RECORDS TO USE
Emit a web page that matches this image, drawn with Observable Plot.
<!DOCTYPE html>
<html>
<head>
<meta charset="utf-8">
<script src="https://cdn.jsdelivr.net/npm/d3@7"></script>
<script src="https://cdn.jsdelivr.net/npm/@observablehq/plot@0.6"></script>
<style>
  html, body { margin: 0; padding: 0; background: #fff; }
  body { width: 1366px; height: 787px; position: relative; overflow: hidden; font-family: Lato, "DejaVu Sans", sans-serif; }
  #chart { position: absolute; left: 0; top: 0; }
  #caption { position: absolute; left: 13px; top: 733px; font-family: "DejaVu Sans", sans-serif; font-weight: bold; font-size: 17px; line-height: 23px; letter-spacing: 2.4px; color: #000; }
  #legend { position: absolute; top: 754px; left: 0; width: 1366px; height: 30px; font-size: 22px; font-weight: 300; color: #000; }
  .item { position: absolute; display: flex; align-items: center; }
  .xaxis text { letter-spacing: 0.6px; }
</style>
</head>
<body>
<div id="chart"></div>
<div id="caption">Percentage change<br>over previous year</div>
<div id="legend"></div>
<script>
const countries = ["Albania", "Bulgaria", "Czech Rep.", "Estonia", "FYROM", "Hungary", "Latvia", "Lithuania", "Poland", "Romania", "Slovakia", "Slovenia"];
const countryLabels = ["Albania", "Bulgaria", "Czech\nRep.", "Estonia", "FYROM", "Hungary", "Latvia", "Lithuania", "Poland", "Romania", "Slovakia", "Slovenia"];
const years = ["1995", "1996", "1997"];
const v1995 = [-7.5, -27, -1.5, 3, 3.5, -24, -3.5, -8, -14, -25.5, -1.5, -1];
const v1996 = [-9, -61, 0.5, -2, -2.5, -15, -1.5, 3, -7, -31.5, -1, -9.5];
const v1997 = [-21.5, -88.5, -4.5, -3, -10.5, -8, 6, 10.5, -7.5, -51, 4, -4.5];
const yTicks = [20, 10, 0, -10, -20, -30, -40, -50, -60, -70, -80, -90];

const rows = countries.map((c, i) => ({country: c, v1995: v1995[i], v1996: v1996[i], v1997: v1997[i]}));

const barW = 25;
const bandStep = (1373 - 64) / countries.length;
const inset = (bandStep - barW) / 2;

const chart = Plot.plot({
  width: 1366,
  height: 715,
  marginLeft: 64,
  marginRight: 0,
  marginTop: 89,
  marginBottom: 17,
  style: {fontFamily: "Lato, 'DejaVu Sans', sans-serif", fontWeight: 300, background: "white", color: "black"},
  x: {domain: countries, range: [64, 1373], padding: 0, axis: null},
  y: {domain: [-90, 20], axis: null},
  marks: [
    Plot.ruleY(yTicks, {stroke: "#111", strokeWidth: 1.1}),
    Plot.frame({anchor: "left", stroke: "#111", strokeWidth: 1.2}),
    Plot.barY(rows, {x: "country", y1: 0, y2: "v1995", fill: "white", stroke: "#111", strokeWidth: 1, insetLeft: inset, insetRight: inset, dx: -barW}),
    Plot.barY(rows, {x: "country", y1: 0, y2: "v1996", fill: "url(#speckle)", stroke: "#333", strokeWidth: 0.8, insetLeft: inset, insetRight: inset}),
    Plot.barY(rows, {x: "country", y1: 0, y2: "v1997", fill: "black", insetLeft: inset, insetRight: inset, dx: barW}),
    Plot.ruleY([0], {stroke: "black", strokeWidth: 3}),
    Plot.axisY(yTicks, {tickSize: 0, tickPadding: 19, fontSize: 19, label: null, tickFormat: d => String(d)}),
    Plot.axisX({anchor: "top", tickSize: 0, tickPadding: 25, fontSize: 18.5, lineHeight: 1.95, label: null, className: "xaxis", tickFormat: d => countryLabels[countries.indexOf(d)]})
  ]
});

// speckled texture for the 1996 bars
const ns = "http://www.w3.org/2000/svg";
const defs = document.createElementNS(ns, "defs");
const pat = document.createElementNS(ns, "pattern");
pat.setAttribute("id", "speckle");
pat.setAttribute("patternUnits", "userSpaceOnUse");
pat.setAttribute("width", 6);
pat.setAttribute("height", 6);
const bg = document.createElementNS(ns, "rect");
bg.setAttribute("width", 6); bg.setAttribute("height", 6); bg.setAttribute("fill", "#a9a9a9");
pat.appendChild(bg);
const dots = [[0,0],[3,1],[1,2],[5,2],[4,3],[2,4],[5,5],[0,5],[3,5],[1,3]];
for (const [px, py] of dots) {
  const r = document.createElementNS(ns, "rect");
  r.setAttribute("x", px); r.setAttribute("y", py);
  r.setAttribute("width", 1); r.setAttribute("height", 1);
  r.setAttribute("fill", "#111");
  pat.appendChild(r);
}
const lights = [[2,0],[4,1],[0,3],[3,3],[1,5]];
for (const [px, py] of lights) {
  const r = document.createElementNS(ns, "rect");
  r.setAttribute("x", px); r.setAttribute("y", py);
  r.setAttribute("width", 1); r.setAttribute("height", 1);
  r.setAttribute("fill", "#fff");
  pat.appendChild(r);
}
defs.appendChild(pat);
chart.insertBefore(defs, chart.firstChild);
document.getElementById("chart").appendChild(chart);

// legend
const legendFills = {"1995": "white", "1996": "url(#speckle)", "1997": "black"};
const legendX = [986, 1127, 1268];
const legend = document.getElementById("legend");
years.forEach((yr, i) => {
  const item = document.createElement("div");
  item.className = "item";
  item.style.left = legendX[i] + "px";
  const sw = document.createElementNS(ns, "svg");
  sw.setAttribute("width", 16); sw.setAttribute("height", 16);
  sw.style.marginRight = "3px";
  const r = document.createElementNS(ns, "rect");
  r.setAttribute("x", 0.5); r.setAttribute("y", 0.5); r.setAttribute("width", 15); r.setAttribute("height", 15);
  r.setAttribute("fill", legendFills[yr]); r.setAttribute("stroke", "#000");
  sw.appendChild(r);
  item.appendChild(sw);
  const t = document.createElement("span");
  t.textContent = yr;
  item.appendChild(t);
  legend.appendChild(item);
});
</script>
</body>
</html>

==

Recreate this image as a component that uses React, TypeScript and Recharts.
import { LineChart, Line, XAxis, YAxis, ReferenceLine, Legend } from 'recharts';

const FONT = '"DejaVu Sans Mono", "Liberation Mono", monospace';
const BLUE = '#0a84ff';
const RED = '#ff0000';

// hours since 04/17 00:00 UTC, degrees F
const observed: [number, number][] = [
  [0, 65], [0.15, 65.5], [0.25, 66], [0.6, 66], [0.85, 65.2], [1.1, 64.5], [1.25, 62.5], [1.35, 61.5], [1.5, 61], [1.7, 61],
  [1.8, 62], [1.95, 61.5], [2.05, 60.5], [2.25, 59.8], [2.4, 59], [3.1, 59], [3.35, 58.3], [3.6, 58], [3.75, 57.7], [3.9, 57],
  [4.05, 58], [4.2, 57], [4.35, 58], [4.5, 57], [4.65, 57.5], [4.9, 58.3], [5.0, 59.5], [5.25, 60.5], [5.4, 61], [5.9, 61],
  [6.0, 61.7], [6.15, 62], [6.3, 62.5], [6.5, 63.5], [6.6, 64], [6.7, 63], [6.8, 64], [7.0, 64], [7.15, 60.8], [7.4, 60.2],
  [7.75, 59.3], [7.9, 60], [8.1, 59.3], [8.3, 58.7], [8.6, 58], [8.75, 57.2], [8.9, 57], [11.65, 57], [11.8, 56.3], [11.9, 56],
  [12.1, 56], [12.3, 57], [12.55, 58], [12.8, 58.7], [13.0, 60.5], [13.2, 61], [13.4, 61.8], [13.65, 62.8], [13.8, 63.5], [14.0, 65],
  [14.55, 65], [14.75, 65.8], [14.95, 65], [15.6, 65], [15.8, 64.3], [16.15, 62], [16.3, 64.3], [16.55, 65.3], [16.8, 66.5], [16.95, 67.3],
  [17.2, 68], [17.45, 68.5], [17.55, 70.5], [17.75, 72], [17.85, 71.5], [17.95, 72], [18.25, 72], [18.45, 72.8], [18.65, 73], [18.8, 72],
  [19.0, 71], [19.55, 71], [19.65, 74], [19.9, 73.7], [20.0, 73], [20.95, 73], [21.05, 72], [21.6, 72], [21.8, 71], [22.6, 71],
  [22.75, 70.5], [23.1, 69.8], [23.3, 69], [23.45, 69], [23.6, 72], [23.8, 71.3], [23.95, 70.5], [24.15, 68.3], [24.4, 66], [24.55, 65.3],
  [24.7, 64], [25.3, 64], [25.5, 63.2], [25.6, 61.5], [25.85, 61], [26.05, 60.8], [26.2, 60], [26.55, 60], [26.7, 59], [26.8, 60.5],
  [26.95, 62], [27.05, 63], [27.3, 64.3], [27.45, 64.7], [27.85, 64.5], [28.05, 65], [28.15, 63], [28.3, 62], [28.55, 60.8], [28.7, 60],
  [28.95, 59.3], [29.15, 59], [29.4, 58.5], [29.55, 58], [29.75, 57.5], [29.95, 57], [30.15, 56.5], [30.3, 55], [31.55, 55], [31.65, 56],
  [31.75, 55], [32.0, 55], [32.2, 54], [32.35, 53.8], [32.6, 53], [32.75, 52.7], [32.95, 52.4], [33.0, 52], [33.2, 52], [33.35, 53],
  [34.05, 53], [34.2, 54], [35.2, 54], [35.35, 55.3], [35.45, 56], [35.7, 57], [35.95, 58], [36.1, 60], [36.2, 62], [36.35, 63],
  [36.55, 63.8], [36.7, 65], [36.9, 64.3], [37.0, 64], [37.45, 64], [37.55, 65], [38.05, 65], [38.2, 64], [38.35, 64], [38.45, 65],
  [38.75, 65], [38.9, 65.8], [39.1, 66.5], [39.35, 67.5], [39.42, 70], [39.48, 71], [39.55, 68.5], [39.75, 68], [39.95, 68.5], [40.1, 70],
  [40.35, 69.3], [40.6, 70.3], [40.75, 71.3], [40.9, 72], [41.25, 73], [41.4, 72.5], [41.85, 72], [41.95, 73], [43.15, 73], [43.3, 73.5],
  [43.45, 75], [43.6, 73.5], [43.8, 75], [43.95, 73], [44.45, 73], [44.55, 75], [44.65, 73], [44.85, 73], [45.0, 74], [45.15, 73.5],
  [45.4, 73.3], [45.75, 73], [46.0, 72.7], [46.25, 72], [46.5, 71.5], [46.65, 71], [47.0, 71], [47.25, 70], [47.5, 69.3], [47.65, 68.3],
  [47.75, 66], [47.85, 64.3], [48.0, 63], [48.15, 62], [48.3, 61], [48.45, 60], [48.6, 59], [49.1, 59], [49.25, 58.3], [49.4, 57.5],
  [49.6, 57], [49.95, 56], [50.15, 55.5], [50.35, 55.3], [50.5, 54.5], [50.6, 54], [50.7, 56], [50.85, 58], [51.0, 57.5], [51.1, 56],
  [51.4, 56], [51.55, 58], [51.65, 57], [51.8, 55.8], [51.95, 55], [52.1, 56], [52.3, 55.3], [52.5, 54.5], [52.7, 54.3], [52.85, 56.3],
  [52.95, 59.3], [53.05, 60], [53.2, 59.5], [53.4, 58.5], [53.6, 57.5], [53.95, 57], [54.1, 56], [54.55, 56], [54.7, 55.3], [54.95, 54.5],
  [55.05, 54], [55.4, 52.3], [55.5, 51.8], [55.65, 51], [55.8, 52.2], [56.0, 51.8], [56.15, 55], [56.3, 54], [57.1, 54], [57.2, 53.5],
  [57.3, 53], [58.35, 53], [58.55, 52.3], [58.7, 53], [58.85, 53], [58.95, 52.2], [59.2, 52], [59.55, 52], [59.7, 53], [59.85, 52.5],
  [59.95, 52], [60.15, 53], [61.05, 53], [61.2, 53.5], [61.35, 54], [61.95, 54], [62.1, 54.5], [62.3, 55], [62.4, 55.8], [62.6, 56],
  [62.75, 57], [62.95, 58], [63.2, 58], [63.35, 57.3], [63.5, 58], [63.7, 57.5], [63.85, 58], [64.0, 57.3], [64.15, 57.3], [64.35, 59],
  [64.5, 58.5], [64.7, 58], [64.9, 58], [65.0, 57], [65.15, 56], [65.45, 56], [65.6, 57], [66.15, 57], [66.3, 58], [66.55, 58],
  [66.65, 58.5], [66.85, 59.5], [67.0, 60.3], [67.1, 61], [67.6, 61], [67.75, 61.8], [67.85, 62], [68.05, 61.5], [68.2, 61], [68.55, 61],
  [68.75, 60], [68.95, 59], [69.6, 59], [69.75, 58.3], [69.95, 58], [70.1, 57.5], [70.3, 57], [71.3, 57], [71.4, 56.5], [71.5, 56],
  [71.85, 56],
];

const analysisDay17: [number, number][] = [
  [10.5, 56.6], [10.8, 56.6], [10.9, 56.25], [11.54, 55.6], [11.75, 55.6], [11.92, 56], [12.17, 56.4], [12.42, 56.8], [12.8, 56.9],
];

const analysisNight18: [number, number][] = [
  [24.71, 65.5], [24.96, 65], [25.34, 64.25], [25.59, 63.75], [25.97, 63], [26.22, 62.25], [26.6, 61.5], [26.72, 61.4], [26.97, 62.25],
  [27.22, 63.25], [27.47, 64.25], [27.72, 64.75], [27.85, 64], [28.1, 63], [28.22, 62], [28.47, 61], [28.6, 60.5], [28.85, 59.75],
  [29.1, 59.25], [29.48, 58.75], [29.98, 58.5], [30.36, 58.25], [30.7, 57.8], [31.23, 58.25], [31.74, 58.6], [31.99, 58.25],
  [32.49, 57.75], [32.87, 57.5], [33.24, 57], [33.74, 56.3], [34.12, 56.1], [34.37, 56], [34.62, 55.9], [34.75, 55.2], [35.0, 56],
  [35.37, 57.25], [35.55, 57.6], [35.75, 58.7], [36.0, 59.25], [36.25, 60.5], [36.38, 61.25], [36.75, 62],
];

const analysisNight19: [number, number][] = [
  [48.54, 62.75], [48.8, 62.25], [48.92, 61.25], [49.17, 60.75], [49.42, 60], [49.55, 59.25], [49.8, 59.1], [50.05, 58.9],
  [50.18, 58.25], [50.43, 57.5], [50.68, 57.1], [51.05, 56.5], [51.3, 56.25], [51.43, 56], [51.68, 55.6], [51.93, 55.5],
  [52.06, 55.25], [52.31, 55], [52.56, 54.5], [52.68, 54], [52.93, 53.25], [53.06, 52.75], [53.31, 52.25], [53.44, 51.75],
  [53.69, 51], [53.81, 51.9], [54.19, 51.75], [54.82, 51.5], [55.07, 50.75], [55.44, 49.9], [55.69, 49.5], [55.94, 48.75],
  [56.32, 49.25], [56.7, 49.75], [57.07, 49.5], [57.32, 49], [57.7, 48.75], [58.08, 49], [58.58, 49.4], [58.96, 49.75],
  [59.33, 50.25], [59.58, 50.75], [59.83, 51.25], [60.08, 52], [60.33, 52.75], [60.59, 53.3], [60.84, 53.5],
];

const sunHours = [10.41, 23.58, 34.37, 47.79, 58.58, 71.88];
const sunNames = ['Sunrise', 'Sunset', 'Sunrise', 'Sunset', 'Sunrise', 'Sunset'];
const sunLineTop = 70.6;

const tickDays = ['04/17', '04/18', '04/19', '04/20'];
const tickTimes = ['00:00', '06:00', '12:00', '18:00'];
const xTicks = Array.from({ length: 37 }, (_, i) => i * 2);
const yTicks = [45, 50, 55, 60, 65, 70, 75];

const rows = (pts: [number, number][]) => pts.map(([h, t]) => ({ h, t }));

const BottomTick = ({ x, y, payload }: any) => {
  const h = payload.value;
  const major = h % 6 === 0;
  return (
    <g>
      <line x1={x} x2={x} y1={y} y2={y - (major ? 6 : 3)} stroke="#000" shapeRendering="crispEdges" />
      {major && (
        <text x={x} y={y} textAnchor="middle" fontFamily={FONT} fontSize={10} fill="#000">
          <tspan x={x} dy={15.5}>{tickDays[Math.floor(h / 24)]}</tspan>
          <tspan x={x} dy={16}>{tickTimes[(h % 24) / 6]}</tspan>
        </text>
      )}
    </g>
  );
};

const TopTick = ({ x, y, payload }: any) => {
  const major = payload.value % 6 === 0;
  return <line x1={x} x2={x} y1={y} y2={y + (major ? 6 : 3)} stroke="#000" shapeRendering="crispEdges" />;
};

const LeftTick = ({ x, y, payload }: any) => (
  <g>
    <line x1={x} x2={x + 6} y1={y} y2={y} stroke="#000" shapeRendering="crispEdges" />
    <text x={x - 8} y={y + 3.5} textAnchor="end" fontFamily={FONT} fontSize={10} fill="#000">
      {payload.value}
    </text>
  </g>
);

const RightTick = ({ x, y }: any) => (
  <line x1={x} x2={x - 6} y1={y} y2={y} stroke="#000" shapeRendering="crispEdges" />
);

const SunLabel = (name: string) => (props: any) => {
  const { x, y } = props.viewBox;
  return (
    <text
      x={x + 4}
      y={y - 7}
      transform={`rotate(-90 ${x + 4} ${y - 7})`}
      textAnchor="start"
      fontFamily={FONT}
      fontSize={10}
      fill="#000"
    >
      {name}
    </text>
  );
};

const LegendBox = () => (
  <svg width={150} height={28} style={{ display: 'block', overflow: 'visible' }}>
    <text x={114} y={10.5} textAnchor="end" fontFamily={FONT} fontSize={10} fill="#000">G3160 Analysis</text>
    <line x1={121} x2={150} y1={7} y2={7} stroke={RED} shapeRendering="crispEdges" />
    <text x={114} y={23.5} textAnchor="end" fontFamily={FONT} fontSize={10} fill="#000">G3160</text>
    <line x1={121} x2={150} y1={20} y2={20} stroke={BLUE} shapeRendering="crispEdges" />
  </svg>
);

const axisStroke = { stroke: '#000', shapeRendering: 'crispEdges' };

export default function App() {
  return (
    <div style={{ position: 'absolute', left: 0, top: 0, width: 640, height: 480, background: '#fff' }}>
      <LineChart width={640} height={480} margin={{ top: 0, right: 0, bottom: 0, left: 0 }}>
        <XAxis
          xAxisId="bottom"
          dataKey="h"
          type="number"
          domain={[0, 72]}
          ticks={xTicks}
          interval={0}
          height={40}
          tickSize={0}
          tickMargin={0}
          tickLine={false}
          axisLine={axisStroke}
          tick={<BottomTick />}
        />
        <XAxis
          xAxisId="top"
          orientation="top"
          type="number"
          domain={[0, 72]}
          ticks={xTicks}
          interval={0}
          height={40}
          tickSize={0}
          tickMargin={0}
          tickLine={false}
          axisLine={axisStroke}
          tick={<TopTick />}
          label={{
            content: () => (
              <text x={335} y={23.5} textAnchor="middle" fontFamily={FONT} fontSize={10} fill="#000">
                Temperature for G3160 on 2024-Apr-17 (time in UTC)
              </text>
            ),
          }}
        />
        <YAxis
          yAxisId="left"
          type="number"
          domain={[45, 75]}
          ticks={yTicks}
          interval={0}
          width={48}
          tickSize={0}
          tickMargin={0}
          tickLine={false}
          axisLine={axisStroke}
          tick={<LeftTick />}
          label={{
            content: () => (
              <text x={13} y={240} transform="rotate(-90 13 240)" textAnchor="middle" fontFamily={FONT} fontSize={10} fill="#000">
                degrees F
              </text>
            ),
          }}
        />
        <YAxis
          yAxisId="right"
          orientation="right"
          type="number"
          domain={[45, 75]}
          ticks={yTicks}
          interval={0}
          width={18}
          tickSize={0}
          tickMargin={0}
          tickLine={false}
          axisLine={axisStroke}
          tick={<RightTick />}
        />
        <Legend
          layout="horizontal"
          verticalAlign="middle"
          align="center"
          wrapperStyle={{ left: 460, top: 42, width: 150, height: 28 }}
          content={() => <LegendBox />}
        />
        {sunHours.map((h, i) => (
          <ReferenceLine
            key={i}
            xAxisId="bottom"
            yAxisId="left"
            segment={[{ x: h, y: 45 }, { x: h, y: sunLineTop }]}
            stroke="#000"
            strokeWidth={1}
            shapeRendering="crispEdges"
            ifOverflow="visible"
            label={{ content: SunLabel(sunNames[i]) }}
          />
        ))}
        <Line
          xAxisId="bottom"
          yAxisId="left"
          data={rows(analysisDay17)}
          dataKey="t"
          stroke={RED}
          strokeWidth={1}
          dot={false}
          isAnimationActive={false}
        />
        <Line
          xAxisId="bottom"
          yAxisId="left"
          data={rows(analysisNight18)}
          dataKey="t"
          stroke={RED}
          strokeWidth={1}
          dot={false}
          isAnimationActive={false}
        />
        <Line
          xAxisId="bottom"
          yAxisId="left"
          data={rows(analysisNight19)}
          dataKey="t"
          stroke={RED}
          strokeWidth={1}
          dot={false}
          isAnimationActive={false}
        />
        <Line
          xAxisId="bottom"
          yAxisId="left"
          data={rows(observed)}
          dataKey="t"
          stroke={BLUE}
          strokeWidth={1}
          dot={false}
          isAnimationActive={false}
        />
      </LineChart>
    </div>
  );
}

DO THIS
Across all the entries, count the lines that contain the word "image" and give the number by itself.

ANSWER TO THIS TASK
2